YOUR OBJECTIVE:
Begin with the line containing "Clone this chart in Apache ECharts." and end with the line containing "const names = ['Total"; set down that block verbatim and nothing else.

-=-=-

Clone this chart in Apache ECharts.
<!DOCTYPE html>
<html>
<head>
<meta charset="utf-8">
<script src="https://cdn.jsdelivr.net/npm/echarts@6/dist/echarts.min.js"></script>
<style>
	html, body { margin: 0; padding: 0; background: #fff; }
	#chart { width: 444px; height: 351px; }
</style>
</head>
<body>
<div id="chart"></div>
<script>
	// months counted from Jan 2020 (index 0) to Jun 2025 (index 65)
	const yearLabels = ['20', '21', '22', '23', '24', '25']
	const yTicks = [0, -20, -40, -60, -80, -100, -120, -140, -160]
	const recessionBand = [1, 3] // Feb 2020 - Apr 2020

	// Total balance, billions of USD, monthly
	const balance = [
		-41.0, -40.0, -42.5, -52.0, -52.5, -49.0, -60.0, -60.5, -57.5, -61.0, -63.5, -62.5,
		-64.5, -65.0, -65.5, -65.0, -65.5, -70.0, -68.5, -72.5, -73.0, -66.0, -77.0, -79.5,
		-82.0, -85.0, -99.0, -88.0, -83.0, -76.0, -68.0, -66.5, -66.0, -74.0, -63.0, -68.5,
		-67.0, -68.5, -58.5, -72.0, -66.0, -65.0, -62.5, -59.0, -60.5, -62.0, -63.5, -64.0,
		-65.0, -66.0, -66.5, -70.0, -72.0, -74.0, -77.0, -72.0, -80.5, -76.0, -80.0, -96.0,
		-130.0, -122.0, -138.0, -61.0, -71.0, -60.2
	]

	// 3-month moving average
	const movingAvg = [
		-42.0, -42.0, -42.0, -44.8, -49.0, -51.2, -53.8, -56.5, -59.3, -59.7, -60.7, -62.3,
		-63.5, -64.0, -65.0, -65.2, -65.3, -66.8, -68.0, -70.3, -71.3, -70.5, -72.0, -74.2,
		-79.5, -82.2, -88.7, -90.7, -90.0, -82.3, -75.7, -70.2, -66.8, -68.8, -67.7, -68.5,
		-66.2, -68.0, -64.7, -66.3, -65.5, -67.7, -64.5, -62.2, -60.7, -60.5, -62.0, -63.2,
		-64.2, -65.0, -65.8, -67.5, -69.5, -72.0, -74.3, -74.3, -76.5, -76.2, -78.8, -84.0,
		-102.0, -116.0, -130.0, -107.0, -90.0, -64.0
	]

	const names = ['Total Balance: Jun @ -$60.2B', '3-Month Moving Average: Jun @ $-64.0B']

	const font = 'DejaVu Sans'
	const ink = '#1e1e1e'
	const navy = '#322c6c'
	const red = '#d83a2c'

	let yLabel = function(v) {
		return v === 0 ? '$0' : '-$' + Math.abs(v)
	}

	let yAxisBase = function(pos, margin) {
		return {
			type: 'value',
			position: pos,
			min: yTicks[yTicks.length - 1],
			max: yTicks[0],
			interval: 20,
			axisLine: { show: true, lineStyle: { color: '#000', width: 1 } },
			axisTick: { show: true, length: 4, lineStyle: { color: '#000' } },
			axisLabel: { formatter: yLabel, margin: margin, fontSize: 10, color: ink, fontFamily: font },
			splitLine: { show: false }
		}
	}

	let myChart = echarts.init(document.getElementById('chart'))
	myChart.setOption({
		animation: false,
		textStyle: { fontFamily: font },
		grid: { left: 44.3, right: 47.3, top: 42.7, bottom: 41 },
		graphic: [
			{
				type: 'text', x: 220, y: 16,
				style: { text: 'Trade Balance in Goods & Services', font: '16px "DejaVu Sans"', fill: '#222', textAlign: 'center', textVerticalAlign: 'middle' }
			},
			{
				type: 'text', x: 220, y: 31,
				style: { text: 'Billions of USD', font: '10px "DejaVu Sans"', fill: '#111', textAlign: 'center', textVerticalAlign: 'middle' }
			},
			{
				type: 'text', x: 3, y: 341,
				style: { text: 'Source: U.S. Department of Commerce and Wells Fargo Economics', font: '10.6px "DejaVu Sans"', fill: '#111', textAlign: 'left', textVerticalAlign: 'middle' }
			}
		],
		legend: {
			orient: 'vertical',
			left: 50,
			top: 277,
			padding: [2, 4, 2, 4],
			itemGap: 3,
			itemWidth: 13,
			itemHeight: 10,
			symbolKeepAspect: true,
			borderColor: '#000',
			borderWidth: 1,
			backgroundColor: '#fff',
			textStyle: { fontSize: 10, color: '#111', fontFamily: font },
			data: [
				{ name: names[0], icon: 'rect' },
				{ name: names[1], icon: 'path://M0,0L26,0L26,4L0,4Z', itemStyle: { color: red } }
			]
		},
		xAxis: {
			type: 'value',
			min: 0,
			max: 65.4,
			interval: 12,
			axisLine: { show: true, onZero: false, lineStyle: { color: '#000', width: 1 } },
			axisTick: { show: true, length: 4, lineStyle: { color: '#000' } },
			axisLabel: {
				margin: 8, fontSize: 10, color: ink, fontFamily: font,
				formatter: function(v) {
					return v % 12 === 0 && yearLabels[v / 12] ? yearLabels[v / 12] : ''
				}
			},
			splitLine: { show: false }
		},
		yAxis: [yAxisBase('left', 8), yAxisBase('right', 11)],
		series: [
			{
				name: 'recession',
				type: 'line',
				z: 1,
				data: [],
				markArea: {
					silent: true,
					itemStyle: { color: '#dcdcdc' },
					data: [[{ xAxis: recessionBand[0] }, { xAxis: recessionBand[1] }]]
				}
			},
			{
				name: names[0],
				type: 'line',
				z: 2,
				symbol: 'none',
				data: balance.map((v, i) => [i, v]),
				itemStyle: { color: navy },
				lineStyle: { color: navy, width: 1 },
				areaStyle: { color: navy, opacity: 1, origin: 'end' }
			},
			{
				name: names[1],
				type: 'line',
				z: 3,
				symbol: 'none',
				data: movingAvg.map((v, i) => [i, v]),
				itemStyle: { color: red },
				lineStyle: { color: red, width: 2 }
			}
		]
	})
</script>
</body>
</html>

-=-=-

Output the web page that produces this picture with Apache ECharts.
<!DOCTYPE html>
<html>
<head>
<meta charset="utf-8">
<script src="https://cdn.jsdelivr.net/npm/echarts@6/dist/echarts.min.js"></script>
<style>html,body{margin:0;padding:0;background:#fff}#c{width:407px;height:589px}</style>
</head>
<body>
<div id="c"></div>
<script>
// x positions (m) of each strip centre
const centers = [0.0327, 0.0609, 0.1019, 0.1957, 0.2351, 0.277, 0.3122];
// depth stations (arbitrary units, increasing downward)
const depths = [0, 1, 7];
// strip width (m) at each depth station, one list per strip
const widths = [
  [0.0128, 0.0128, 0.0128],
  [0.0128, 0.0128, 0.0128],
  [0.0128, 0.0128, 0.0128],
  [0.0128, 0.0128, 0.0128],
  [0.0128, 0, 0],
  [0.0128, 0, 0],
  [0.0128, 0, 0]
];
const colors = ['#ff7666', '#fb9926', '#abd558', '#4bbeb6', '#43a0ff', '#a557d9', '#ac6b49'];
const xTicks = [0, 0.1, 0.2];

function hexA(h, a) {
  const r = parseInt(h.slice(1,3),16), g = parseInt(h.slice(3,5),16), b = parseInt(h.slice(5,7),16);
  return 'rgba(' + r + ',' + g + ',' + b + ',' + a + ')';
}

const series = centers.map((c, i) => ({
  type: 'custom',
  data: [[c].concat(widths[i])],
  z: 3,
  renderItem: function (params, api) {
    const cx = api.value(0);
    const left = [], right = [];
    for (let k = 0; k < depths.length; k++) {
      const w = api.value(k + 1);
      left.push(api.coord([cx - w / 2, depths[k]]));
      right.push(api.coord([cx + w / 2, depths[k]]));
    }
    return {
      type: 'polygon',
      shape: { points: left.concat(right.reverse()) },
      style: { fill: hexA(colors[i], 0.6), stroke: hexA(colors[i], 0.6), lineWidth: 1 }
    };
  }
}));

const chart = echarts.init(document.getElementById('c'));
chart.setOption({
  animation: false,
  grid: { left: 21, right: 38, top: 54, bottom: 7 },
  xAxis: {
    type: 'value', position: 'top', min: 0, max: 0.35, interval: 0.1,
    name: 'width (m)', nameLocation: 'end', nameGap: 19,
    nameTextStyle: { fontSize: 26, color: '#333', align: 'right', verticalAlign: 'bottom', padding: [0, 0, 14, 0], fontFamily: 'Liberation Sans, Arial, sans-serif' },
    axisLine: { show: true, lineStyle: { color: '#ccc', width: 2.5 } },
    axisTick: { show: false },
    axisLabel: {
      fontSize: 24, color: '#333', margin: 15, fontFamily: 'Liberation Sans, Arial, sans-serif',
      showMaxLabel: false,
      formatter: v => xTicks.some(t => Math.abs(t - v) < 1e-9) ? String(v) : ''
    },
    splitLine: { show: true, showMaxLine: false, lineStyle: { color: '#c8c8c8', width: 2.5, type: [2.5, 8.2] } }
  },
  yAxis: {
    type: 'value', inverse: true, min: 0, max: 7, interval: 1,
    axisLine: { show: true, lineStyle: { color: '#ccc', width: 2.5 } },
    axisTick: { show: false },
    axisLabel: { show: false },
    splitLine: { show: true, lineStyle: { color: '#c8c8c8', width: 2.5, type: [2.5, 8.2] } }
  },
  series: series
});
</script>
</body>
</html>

-=-=-

THE RESPONSE:
Clone this chart in Apache ECharts.
<!DOCTYPE html>
<html>
<head>
<meta charset="utf-8">
<script src="https://cdn.jsdelivr.net/npm/echarts@6/dist/echarts.min.js"></script>
<style>
	html, body { margin: 0; padding: 0; background: #fff; }
	#chart { width: 444px; height: 351px; }
</style>
</head>
<body>
<div id="chart"></div>
<script>
	// months counted from Jan 2020 (index 0) to Jun 2025 (index 65)
	const yearLabels = ['20', '21', '22', '23', '24', '25']
	const yTicks = [0, -20, -40, -60, -80, -100, -120, -140, -160]
	const recessionBand = [1, 3] // Feb 2020 - Apr 2020

	// Total balance, billions of USD, monthly
	const balance = [
		-41.0, -40.0, -42.5, -52.0, -52.5, -49.0, -60.0, -60.5, -57.5, -61.0, -63.5, -62.5,
		-64.5, -65.0, -65.5, -65.0, -65.5, -70.0, -68.5, -72.5, -73.0, -66.0, -77.0, -79.5,
		-82.0, -85.0, -99.0, -88.0, -83.0, -76.0, -68.0, -66.5, -66.0, -74.0, -63.0, -68.5,
		-67.0, -68.5, -58.5, -72.0, -66.0, -65.0, -62.5, -59.0, -60.5, -62.0, -63.5, -64.0,
		-65.0, -66.0, -66.5, -70.0, -72.0, -74.0, -77.0, -72.0, -80.5, -76.0, -80.0, -96.0,
		-130.0, -122.0, -138.0, -61.0, -71.0, -60.2
	]

	// 3-month moving average
	const movingAvg = [
		-42.0, -42.0, -42.0, -44.8, -49.0, -51.2, -53.8, -56.5, -59.3, -59.7, -60.7, -62.3,
		-63.5, -64.0, -65.0, -65.2, -65.3, -66.8, -68.0, -70.3, -71.3, -70.5, -72.0, -74.2,
		-79.5, -82.2, -88.7, -90.7, -90.0, -82.3, -75.7, -70.2, -66.8, -68.8, -67.7, -68.5,
		-66.2, -68.0, -64.7, -66.3, -65.5, -67.7, -64.5, -62.2, -60.7, -60.5, -62.0, -63.2,
		-64.2, -65.0, -65.8, -67.5, -69.5, -72.0, -74.3, -74.3, -76.5, -76.2, -78.8, -84.0,
		-102.0, -116.0, -130.0, -107.0, -90.0, -64.0
	]

	const names = ['Total Balance: Jun @ -$60.2B', '3-Month Moving Average: Jun @ $-64.0B']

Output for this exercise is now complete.